According to the City of Palo Alto, city employees are so valuable that they can only be retained and encouraged to work if they are given bonuses and raises for showing up and doing the work that they were supposed to do. And no one can know who got a raise and who didn’t because the city says, ‘that’s private,’ even though these are public employees who are essentially hired for life like tenured professors and who only leave when they’re carried out feet first or when it’s time to cash in their platinum pensions.
Valuable and irreplaceable?
It’s claimed by city employees, that they are so valuable and irreplaceable that they must be paid more and more every year as well as fatter and richer benefits, otherwise they may leave to work elsewhere. WHERE ? Detroit. Bakersfield. Modesto.
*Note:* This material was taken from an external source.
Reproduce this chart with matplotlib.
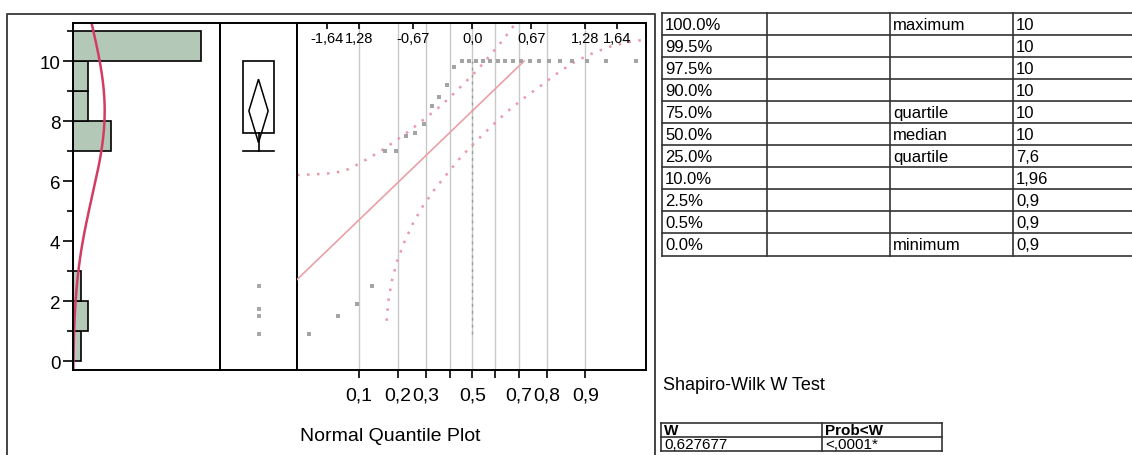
import matplotlib
matplotlib.use("Agg")
import matplotlib.pyplot as plt
import matplotlib.transforms as mtrans
from matplotlib.patches import Polygon, Rectangle
from statistics import NormalDist
import numpy as np

plt.rcParams['font.family'] = ['Liberation Sans', 'DejaVu Sans']

values = [0.9, 1.5, 1.9, 2.5, 7.0, 7.0, 7.5, 7.6, 7.9, 8.5, 8.8, 9.2, 9.8] + [10.0] * 17

# histogram (bins of width 1)
bin_lo = [0, 1, 2, 3, 4, 5, 6, 7, 8, 9, 10]
bin_counts = [1, 2, 1, 0, 0, 0, 0, 5, 2, 2, 17]

# box plot summary
q1, q3 = 7.6, 10.0
whisker_lo, whisker_hi = 7.0, 10.0
outliers = [0.9, 1.5, 1.5, 1.75, 2.5]
t_crit = 2.045

# confidence bands of the normal quantile plot
upper_z = [-1.985, -1.8, -1.6, -1.45, -1.3, -1.15, -1.0, -0.85, -0.7, -0.55, -0.4,
           -0.25, -0.1, 0.05, 0.2, 0.35, 0.5]
upper_v = [6.2, 6.22, 6.26, 6.33, 6.55, 6.8, 7.07, 7.38, 7.7, 8.05, 8.4,
           8.8, 9.23, 9.68, 10.18, 10.71, 11.3]
lower_z = [-0.97, -0.95, -0.91, -0.85, -0.77, -0.67, -0.56, -0.43, -0.28, -0.14, 0.0,
           0.106, 0.265, 0.43, 0.62, 0.8, 0.985, 1.17, 1.37, 1.56, 1.75, 1.967]
lower_v = [1.34, 2.01, 2.68, 3.34, 3.96, 4.6, 5.16, 5.71, 6.26, 6.76, 7.2,
           7.51, 7.96, 8.4, 8.84, 9.23, 9.64, 9.99, 10.27, 10.48, 10.62, 10.72]

top_z = [-1.64, -1.28, -0.67, 0.0, 0.67, 1.28, 1.64]
top_labels = ['-1,64', '1,28', '-0,67', '0,0', '0,67', '1,28', '1,64']
probs = [0.1, 0.2, 0.3, 0.4, 0.5, 0.6, 0.7, 0.8, 0.9]
prob_labels = ['0,1', '0,2', '0,3', '', '0,5', '', '0,7', '0,8', '0,9']

# quantile table
q_levels = ['100.0%', '99.5%', '97.5%', '90.0%', '75.0%', '50.0%', '25.0%',
            '10.0%', '2.5%', '0.5%', '0.0%']
q_names = ['maximum', '', '', '', 'quartile', 'median', 'quartile', '', '', '', 'minimum']
q_values = ['10', '10', '10', '10', '10', '10', '7,6', '1,96', '0,9', '0,9', '0,9']
sw_header = ['W', 'Prob<W']
sw_values = ['0,627677', '<,0001*']

W, H = 1132, 456
fig = plt.figure(figsize=(W / 100, H / 100), dpi=100)

def px_axes(x0, y0, x1, y1):
    return fig.add_axes([x0 / W, 1 - y1 / H, (x1 - x0) / W, (y1 - y0) / H])

# overlay in pixel coordinates for frame and tables
ov = fig.add_axes([0, 0, 1, 1], zorder=-5)
ov.set_xlim(0, W)
ov.set_ylim(H, 0)
ov.axis('off')

ylo, yhi = -0.3, 11.267
n = len(values)
mean = np.mean(values)
sd = np.std(values, ddof=1)
nd = NormalDist()

# ---- histogram
ax1 = px_axes(73, 24, 220, 371)
ax1.barh(bin_lo, bin_counts, height=1, align='edge', color='#b4c8b8',
         edgecolor='black', linewidth=1.2)
yy = np.linspace(ylo, yhi, 300)
dens = n * 1.0 / (sd * np.sqrt(2 * np.pi)) * np.exp(-(yy - mean) ** 2 / (2 * sd ** 2))
ax1.plot(dens, yy, color='#d23c64', lw=1.8, clip_on=True)
ax1.set_xlim(0, 19.6)
ax1.set_ylim(ylo, yhi)
ax1.set_xticks([])
ax1.set_yticks([0, 2, 4, 6, 8, 10])
ax1.set_yticks([1, 3, 5, 7, 9, 11], minor=True)
ax1.tick_params(axis='y', which='major', length=7, width=1.2, labelsize=13.5, pad=2)
ax1.tick_params(axis='y', which='minor', length=4, width=1.2)

# ---- box plot
ax2 = px_axes(220, 24, 297, 371)
ax2.set_xlim(0, 1)
ax2.set_ylim(ylo, yhi)
ax2.set_xticks([])
ax2.set_yticks([])
ax2.add_patch(Rectangle((0.30, q1), 0.40, q3 - q1, fill=False, edgecolor='black', lw=1.2))
ax2.plot([0.5, 0.5], [whisker_lo, q1], color='black', lw=1.2)
ax2.plot([0.30, 0.70], [whisker_lo, whisker_lo], color='black', lw=1.2)
ci = t_crit * sd / np.sqrt(n)
ax2.add_patch(Polygon([[0.5, mean + ci], [0.625, mean], [0.5, mean - ci], [0.375, mean]],
                      closed=True, fill=False, edgecolor='black', lw=1.1))
ax2.scatter([0.506] * len(outliers), outliers, s=8, marker='s', color='#a8a8a8', lw=0)

# ---- normal quantile plot
ax3 = px_axes(297, 24, 646, 371)
ax3.set_xlim(-1.985, 1.967)
ax3.set_ylim(ylo, yhi)
grid_z = [nd.inv_cdf(p) for p in probs]
for gz in grid_z:
    ax3.axvline(gz, color='#c8c8c8', lw=1, zorder=0)
ax3.set_xticks(grid_z)
ax3.set_xticklabels(prob_labels)
ax3.tick_params(axis='x', length=6, width=1.2, labelsize=14, pad=6)
ax3.set_yticks([])
ax3.plot([0, 0], [min(values), max(values)], color='#8fa38f', lw=1, ls=(0, (2, 3)), zorder=1)
ax3.plot(upper_z, upper_v, color='#e899aa', lw=1.8, ls=(0, (1, 3)), zorder=2)
ax3.plot(lower_z, lower_v, color='#e899aa', lw=1.8, ls=(0, (1, 3)), zorder=2)
z_end = (max(values) - mean) / sd
zl = np.array([-1.985, z_end])
ax3.plot(zl, mean + sd * zl, color='#eaa0a6', lw=1.2, zorder=3)
qz = [nd.inv_cdf((i + 1) / (n + 1)) for i in range(n)]
ax3.scatter(qz, values, s=8, marker='s', color='#a4a4a4', lw=0, zorder=4)
sec = ax3.secondary_xaxis('top')
sec.set_xticks(top_z)
sec.set_xticklabels([])
sec.tick_params(direction='in', length=4, width=1.2)
blend = mtrans.blended_transform_factory(ax3.transData, ax3.transAxes)
for z, lbl in zip(top_z, top_labels):
    ax3.text(z, 1 - 15 / 347, lbl, transform=blend, ha='center', va='center', fontsize=10.5)

for a in (ax1, ax2, ax3):
    for s in a.spines.values():
        s.set_linewidth(1.4)
for s in sec.spines.values():
    s.set_linewidth(1.4)

ov.text(390, 437, 'Normal Quantile Plot', ha='center', va='center', fontsize=14)

# outer frame of the left panel
ov.plot([7, 7, 655, 655], [456, 15, 15, 456], color='#444444', lw=1.4)

# ---- quantile table
tx = [662, 767, 890, 1013]
row_h = (256.5 - 14) / len(q_levels)
for k in range(len(q_levels) + 1):
    ov.plot([662, W], [14 + k * row_h] * 2, color='#333333', lw=1.2)
for x in tx:
    ov.plot([x, x], [14, 256.5], color='#333333', lw=1.2)
for k in range(len(q_levels)):
    yc = 14 + (k + 0.5) * row_h + 0.5
    ov.text(665, yc, q_levels[k], va='center', ha='left', fontsize=12)
    ov.text(893, yc, q_names[k], va='center', ha='left', fontsize=12)
    ov.text(1016, yc, q_values[k], va='center', ha='left', fontsize=12)

# ---- Shapiro-Wilk
ov.text(663, 386, 'Shapiro-Wilk W Test', va='center', ha='left', fontsize=13)
for yv in [424, 438, 452]:
    ov.plot([661, 942], [yv, yv], color='#333333', lw=1.2)
for xv in [661, 822, 942]:
    ov.plot([xv, xv], [424, 452], color='#333333', lw=1.2)
ov.text(664, 431.5, sw_header[0], va='center', ha='left', fontsize=11, fontweight='bold')
ov.text(825, 431.5, sw_header[1], va='center', ha='left', fontsize=11, fontweight='bold')
ov.text(664, 445.5, sw_values[0], va='center', ha='left', fontsize=11)
ov.text(825, 445.5, sw_values[1], va='center', ha='left', fontsize=11)

fig.savefig('out.png', dpi=100)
It is argued by Jim Keene, City Manager, that we can only retain these highly prized city workers if we pay them as much or more than neighboring cities. Menlo Park grants a raise. So Palo Alto must raise.
Why, for once, can’t we LEAD and show the world what city employees are really worth. Let’s cut their pay, benefits and retirement now. Who cares what Menlo Park or Mountain View are paying. Let’s get off the greedy pay treadmill designed by the same people who are rewarded by it. If Palo Alto cuts. Then maybe Mountain cuts, then Menlo Park.
Who knows where a good idea might go. Maybe even San Francisco could save a few bucks. Let’s see what happens when we cut city pay and benefits. No one in the private sector would pay these people half what they get now. Besides, City drones are not going anywhere. And if they do, they will be replaced for less, because there are plenty of skilled workers, finance and administrative people who are out of work and would be glad to take a Palo Alto job for 1/2 what the public serpents get.
The whining at city hall is so loud that 211 city managers and “professionals” got across the board 4.5 % raises applied retroactively to July which meant a big bonus check just before Christmas. And those who ‘met expectations’ were eligible for an additional 1.5 % pay raise in January. Those who worked above expectations could get 2.5 % and those rated exceptional will get 3 %. All told, 59 % of managers and professionals got raises in 2014 and are eligible again for raises in 2015. Service Employee Union members also got raises, some as large as 14.3 %.
According to City Manager Jim Keene, if you ‘met expectations or better,’ in other words, if you showed up, you’re worth more. Nonsense.